研究においても産官学でイノベーションが求められるようになって久しい。とはいっても社会に受容されるイノベーションにつながる研究は難しい。この難題に米国の大学で研究していた時も、また日本の大きな企業研究所のマネージメントをやっている今も取り組んでいるが、未だ成功したことがない。
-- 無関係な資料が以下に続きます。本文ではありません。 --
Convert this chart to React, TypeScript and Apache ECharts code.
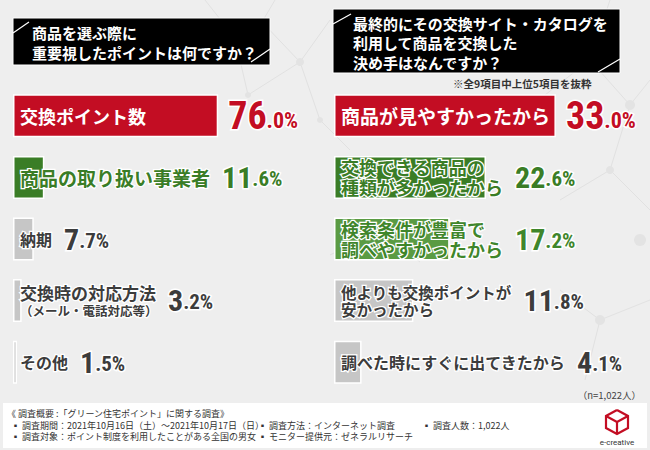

ここでは、失敗に終わった多くの研究を振り返りながら、イノベーションに繋がる可能性がある研究はどのようなモノかについて、自動車業界にまつわる機械工学に関する領域を中心に述べたい。

<略歴>

1974年 東京工業大学 土木工学科卒業

1977年 テキサス大学オースチン校 航空工学・応用力学科博士課程修了

Member of National Academy of Engineering, USA、

トヨタ自動車(株)技監

 

 


「吟醸酒のふるさと秋田の魅力を探る」

新政酒造(株) 代表取締役社長 佐藤 祐輔

<概要>

広大な平野と良質な水、そして寒造りに適した気候に恵まれた秋田は、まさに酒造りの聖地である。現在の日本酒の基本的製法である「吟醸造り」は、秋田にて完成された手法と言える。「吟醸造り」は、清酒酵母の発見によって完成されたと言えるが、その中でも秋田の新政酒造において90年前に発見された「きょうかい6号酵母」によって低温発酵が可能になったことは、特に大きな技術的躍進であった。本講演では、秋田の日本酒に関する歴史的な背景を紹介しながら、秋田の酒の魅力や嗜み方を紹介する。

<略歴>

1974年、秋田市生まれ。秋田高校を経て、東京大学文学部へ進学。

卒業後は、編集プロダクション、web新聞社を経てフリーランスのジャーナリストとして独立。

2005年に日本酒に目覚め、2006年から独立行政法人・酒類総合研究所に入所。

2007年、新政酒造入社。2012年からは同社代表を務める。